Novavax ($NVAX) and Novartis ($NVS) have both been racing to bring to market a vaccine for the avian H7N9 flu, which has caused more than 130 infections and 43 deaths in China. But in the absence of an approved vaccine, researchers at Kansas State University think they've found an existing antiviral drug that could squelch the infection.
H7N9 viruses are resistant to antiviral flu drugs like Tamiflu or Relenza, which are M2-ion channel blockers, because of mutation in respective viral proteins.
In a study led by Juergen Richt, director of the university's U.S. Department of Homeland Security's Center of Excellence for Emerging and Zoonotic Animal Diseases, investigators found that Alferon N can inhibit wild type and Tamiflu-resistant H7N9 virus replication in vitro. Alferon N is currently used to treat viral infections like genital warts. The research is published in the journal Expert Review of Anti-infective Therapy.

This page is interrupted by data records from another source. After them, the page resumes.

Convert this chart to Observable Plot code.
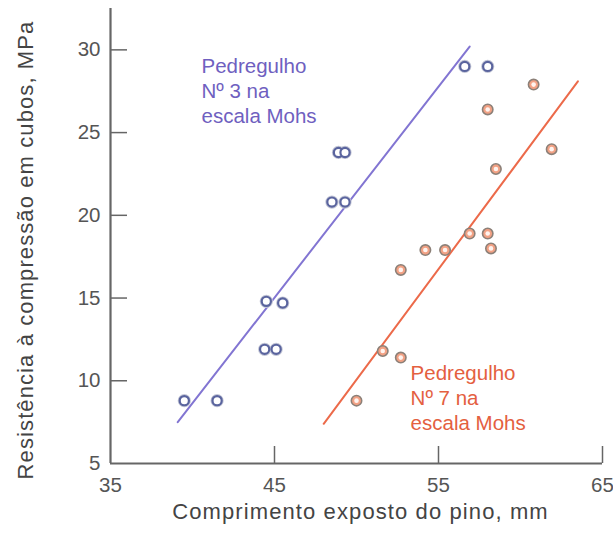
<!DOCTYPE html>
<html><head><meta charset="utf-8">
<script src="https://cdn.jsdelivr.net/npm/d3@7"></script>
<script src="https://cdn.jsdelivr.net/npm/@observablehq/plot@0.6"></script>
<style>
body{margin:0;background:#fff}
#chart svg{display:block}
</style>
</head><body><div id="chart"></div>
<script>
// ---- data ----
const xTicks = [35, 45, 55, 65];
const yTicks = [5, 10, 15, 20, 25, 30];
const xTitle = "Comprimento exposto do pino, mm";
const yTitle = "Resistência à compressão em cubos, MPa";

// Pedregulho Nº 3 (purple)
const mohs3X = [39.5, 41.5, 44.4, 45.1, 44.5, 45.5, 48.5, 49.3, 48.9, 49.3, 56.6, 58.0];
const mohs3Y = [8.8, 8.8, 11.9, 11.9, 14.8, 14.7, 20.8, 20.8, 23.8, 23.8, 29.0, 29.0];
// Pedregulho Nº 7 (orange)
const mohs7X = [50.0, 51.6, 52.7, 52.7, 54.2, 55.4, 56.9, 58.0, 58.2, 58.5, 58.0, 61.9, 60.8];
const mohs7Y = [8.8, 11.8, 11.4, 16.7, 17.9, 17.9, 18.9, 18.9, 18.0, 22.8, 26.4, 24.0, 27.9];

// fitted lines (end points)
const fit3X = [39.1, 56.9];
const fit3Y = [7.5, 30.2];
const fit7X = [48.0, 63.5];
const fit7Y = [7.4, 28.1];

// annotations
const label3 = "Pedregulho\nNº 3 na\nescala Mohs";
const label3At = [40.55, 29.7];
const label7 = "Pedregulho\nNº 7 na\nescala Mohs";
const label7At = [53.3, 11.15];

// ---- build ----
const W = 613, H = 535;
const mL = 110, mR = 11, mT = 8, mB = 72;
const innerW = W - mL - mR, innerH = H - mT - mB;
const tickLen = 17;

const pts3 = mohs3X.map((x, i) => ({x, y: mohs3Y[i]}));
const pts7 = mohs7X.map((x, i) => ({x, y: mohs7Y[i]}));
const line3 = fit3X.map((x, i) => ({x, y: fit3Y[i]}));
const line7 = fit7X.map((x, i) => ({x, y: fit7Y[i]}));

const purple = "#8275d2", purpleText = "#6f5fc0";
const orange = "#ec6a4a", orangeText = "#e4603f";
const axisCol = "#666";

const chart = Plot.plot({
  width: W, height: H,
  marginLeft: mL, marginRight: mR, marginTop: mT, marginBottom: mB,
  style: {fontFamily: "'Liberation Sans', Arial, sans-serif", background: "#fff"},
  x: {domain: [35, 65]},
  y: {domain: [5, 32.5]},
  marks: [
    // axis lines
    Plot.ruleX([35], {stroke: axisCol, strokeWidth: 2.2}),
    Plot.ruleY([5], {stroke: axisCol, strokeWidth: 2.2}),
    // inward ticks
    Plot.ruleX(xTicks.slice(1), {stroke: axisCol, strokeWidth: 1.5, insetTop: innerH - tickLen}),
    Plot.ruleY(yTicks.slice(1), {stroke: axisCol, strokeWidth: 1.5, insetRight: innerW - tickLen}),
    Plot.axisX({ticks: xTicks, tickSize: 0, tickPadding: 14, fontSize: 20.5, fill: "#555", label: null, tickFormat: d => String(d)}),
    Plot.axisY({ticks: yTicks, tickSize: 0, tickPadding: 10, fontSize: 20.5, fill: "#555", label: null, tickFormat: d => String(d)}),
    // titles
    Plot.text([xTitle], {frameAnchor: "bottom", textAnchor: "middle", dx: 4, dy: 55, fontSize: 22, fill: "#444", text: d => d}),
    Plot.text([yTitle], {frameAnchor: "left", textAnchor: "middle", dx: -85, dy: 14, rotate: -90, fontSize: 22, fill: "#444", text: d => d}),
    // fit lines
    Plot.line(line3, {x: "x", y: "y", stroke: purple, strokeWidth: 2}),
    Plot.line(line7, {x: "x", y: "y", stroke: orange, strokeWidth: 2}),
    // points Nº 3
    Plot.dot(pts3, {x: "x", y: "y", r: 4.8, stroke: "#c3c6d6", strokeWidth: 3.6, fill: "none"}),
    Plot.dot(pts3, {x: "x", y: "y", r: 4.6, stroke: "#5a649e", strokeWidth: 2.2, fill: "#fff"}),
    // points Nº 7
    Plot.dot(pts7, {x: "x", y: "y", r: 5.2, fill: "#f2a184", stroke: "#8c8078", strokeWidth: 1.6}),
    Plot.dot(pts7, {x: "x", y: "y", r: 2.3, fill: "#fff3ee"}),
    // annotations
    Plot.text([label3], {x: () => label3At[0], y: () => label3At[1], text: d => d, textAnchor: "start", lineAnchor: "top", lineHeight: 1.22, fontSize: 20.5, fill: purpleText}),
    Plot.text([label7], {x: () => label7At[0], y: () => label7At[1], text: d => d, textAnchor: "start", lineAnchor: "top", lineHeight: 1.22, fontSize: 20.5, fill: orangeText})
  ]
});

d3.select(chart).selectAll("text").filter(function() {
  const t = this.textContent;
  return t === xTitle || t === yTitle;
}).style("letter-spacing", "1.1px");

document.getElementById("chart").appendChild(chart);
</script></body></html>
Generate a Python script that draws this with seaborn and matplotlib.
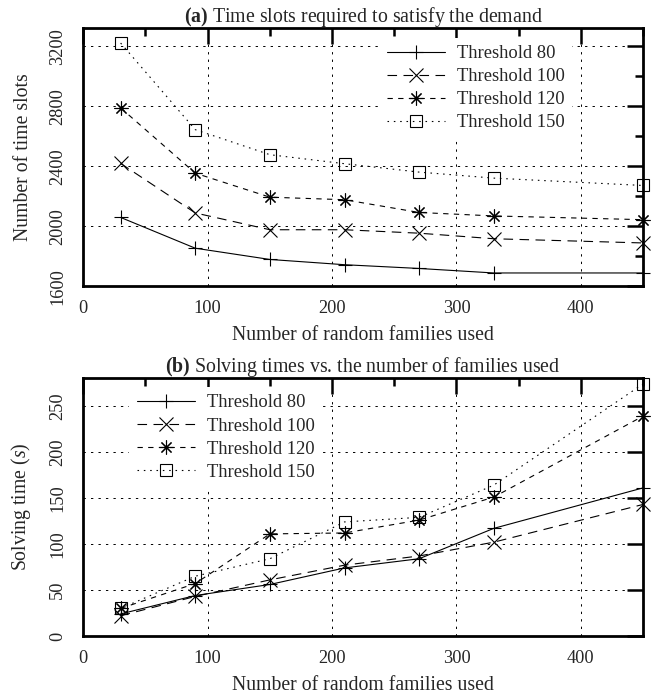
import matplotlib
matplotlib.use("Agg")
import matplotlib.pyplot as plt
import seaborn as sns
from matplotlib.ticker import MultipleLocator

# families used (x axis)
families = [30, 90, 150, 210, 270, 330, 450]

# (a) time slots needed
slots_80 = [2060, 1855, 1780, 1745, 1720, 1690, 1690]
slots_100 = [2420, 2090, 1978, 1978, 1955, 1918, 1890]
slots_120 = [2790, 2355, 2195, 2178, 2093, 2070, 2045]
slots_150 = [3222, 2645, 2478, 2418, 2362, 2322, 2273]

# (b) solving times in seconds
time_80 = [24, 44, 56, 74, 84, 117, 161]
time_100 = [22, 43, 61, 77, 87, 102, 143]
time_120 = [30, 57, 111, 112, 126, 151, 239]
time_150 = [30, 65, 84, 124, 129, 164, 274]

labels = ["Threshold 80", "Threshold 100", "Threshold 120", "Threshold 150"]

sns.set_theme(style="white")
plt.rcParams["font.family"] = ["Liberation Serif", "DejaVu Serif"]
plt.rcParams["mathtext.fontset"] = "custom"
plt.rcParams["mathtext.rm"] = "Liberation Serif"
plt.rcParams["mathtext.bf"] = "Liberation Serif:bold"
plt.rcParams["mathtext.it"] = "Liberation Serif:italic"

FS_TITLE = 14.3
FS_LABEL = 14.2
FS_TICK = 13.2
FS_LEG = 13.3

# line style per threshold: (linestyle, marker, markersize)
styles = [
    ("-", "+", 10),
    ((0, (8.6, 5.8)), "x", 9.5),
    ((0, (4.8, 4.8)), (8, 2, 0), 10),
    ((0, (1.4, 4.3)), "s", 9),
]


def draw(ax, series):
    for vals, lab, (ls, mk, ms) in zip(series, labels, styles):
        sns.lineplot(x=families, y=vals, ax=ax, color="black", linestyle=ls,
                     linewidth=0.8, marker=mk, markersize=ms,
                     markerfacecolor="none", markeredgecolor="black",
                     markeredgewidth=0.8, label=lab, clip_on=False, zorder=3)
    ax.set_xlim(0, 450)
    ax.xaxis.set_major_locator(MultipleLocator(100))
    ax.xaxis.set_minor_locator(MultipleLocator(50))
    ax.grid(True, which="major", color="black",
            linestyle=(0, (2.4, 5.3)), linewidth=0.7)
    ax.tick_params(which="both", direction="in", top=True, right=True,
                   width=1.8, color="black", labelsize=FS_TICK)
    ax.tick_params(which="major", length=11.5)
    ax.tick_params(which="minor", length=5.8)
    ax.tick_params(axis="x", pad=10)
    ax.tick_params(axis="y", pad=12.5, labelrotation=90)
    for sp in ax.spines.values():
        sp.set_linewidth(2)
        sp.set_color("black")
    ax.set_xlabel("Number of random families used", fontsize=FS_LABEL)
    ax.xaxis.set_label_coords(0.5, -0.153)


fig = plt.figure(figsize=(6.57, 6.96), dpi=100)
ax1 = fig.add_axes([0.1268, 0.5884, 0.8519, 0.3709])
ax2 = fig.add_axes([0.1268, 0.0862, 0.8519, 0.3714])

draw(ax1, [slots_80, slots_100, slots_120, slots_150])
ax1.set_ylim(1600, 3320)
ax1.yaxis.set_major_locator(MultipleLocator(400))
ax1.yaxis.set_minor_locator(MultipleLocator(200))
ax1.set_ylabel("Number of time slots", fontsize=FS_LABEL)
ax1.yaxis.set_label_coords(-0.0904, 0.5)
ax1.set_title(r"$\mathbf{(a)}$ Time slots required to satisfy the demand",
              fontsize=FS_TITLE, pad=4.5)

draw(ax2, [time_80, time_100, time_120, time_150])
ax2.set_ylim(0, 281)
ax2.yaxis.set_major_locator(MultipleLocator(50))
ax2.set_ylabel("Solving time ($s$)", fontsize=FS_LABEL)
ax2.yaxis.set_label_coords(-0.0904, 0.5)
ax2.set_title(r"$\mathbf{(b)}$ Solving times vs. the number of families used",
              fontsize=FS_TITLE, pad=4)

for ax, anchor in [(ax1, (0.5289, 0.964)), (ax2, (0.0822, 0.963))]:
    leg = ax.legend(loc="upper left", bbox_to_anchor=anchor, borderaxespad=0,
                    fontsize=FS_LEG, handlelength=3.15, handletextpad=0.63,
                    labelspacing=0.33, frameon=True, framealpha=1,
                    facecolor="white", edgecolor="white", fancybox=False)
    leg.get_frame().set_linewidth(0)
    leg.set_zorder(5)
    for t in ax.get_yticklabels():
        t.set_va("center")

fig.savefig("out.png", dpi=100)
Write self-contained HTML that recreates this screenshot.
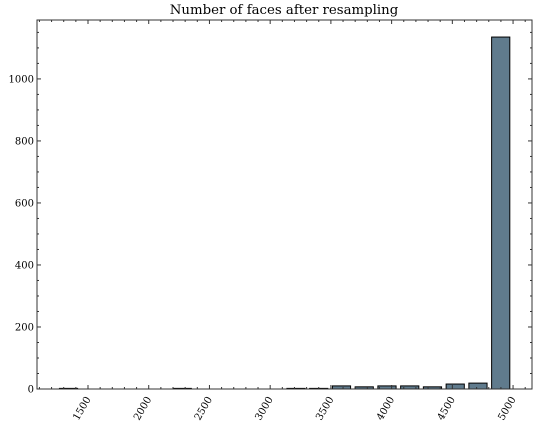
<!DOCTYPE html>
<html><head><meta charset="utf-8"><style>
body{margin:0;background:#fff}
svg{display:block;font-family:"DejaVu Serif","Liberation Serif",serif}
</style></head><body>
<svg id="chart" width="536" height="427">
<text x="284" y="14" text-anchor="middle" font-size="13.3">Number of faces after resampling</text>
<g id="bars"></g>
<g id="axes"></g>
<rect x="37" y="20" width="495" height="369" fill="none" stroke="#333" stroke-width="1"/>
</svg>
<script>
const binStart = 1246;
const binWidth = 187.3;
const counts = [2,0,0,0,0,2,0,0,0,0,2,2,10,7,10,10,7,16,19,1135];
const xTicks = [1500,2000,2500,3000,3500,4000,4500,5000];
const yTicks = [0,200,400,600,800,1000];
const L=37,R=532,T=20,B=389;
const xMin=1080,xMax=5156,yMax=1190;
const xs=v=>L+(v-xMin)/(xMax-xMin)*(R-L);
const ys=v=>B-v/yMax*(B-T);
const NS="http://www.w3.org/2000/svg";
function mk(t,a,p){const e=document.createElementNS(NS,t);for(const k in a)e.setAttribute(k,a[k]);p.appendChild(e);return e;}
const bars=document.getElementById('bars'),axes=document.getElementById('axes');
counts.forEach((c,i)=>{
  const x0=xs(binStart+i*binWidth+binWidth*0.1),x1=xs(binStart+(i+0.9)*binWidth);
  const r=mk('rect',{x:x0,y:ys(c),width:x1-x0,height:B-ys(c),fill:'#607b8d',stroke:'#000','stroke-width':1},bars);
  
  
});
for(let v=1100;v<=5150;v+=100){const x=xs(v);const major=v%500===0;const l=major?4:2;
  mk('line',{x1:x,x2:x,y1:B,y2:B-l,stroke:'#333'},axes);mk('line',{x1:x,x2:x,y1:T,y2:T+l,stroke:'#333'},axes);}
for(let v=0;v<=1150;v+=50){const y=ys(v);const l=v%200===0?4:2;
  mk('line',{x1:L,x2:L+l,y1:y,y2:y,stroke:'#333'},axes);mk('line',{x1:R,x2:R-l,y1:y,y2:y,stroke:'#333'},axes);}
xTicks.forEach(v=>{const x=xs(v);
  const t=mk('text',{x:x+3,y:B+10,'font-size':10,'text-anchor':'end',transform:`rotate(-60 ${x+3} ${B+10})`},axes);
  t.textContent=v;
  
  
});
yTicks.forEach(v=>{const y=ys(v);
  const t=mk('text',{x:L-3,y:y+3.5,'font-size':10,'text-anchor':'end'},axes);
  t.textContent=v;
  
  
});
</script>
</body></html>
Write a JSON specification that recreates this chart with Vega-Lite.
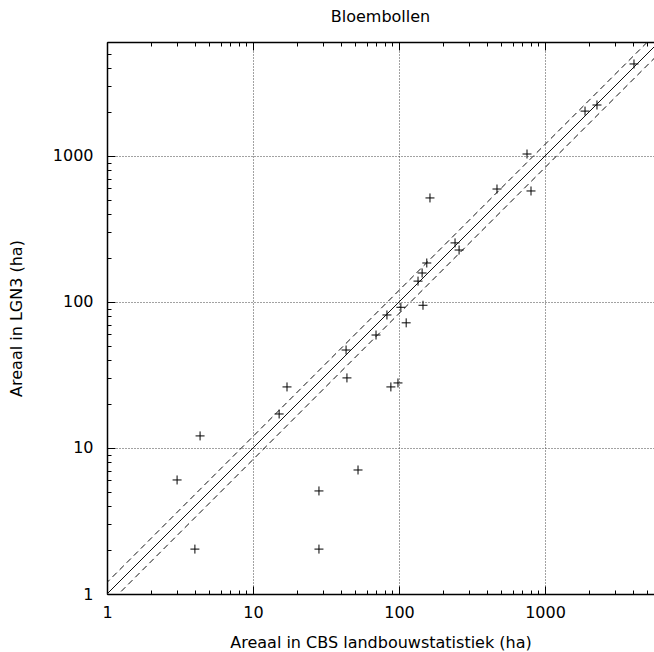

"Since Alferon N is approved for clinical use, this would allow a rapid regulatory approval process for this drug under pandemic threat," Richt said in a statement.
Richt and his colleagues are working with scientists at Hemispherx Biopharma ($HEB) to develop novel pharmacological treatments for H7N9.
While previous pandemic threats have tended to fizzle out, scientists believe H7N9 is so deadly because humans lack an existing immunity against the H7 subtype influenza viruses. Without an approved commercial vaccine on the market yet, antiviral drugs are critical tools for the treatment of H7N9 infection.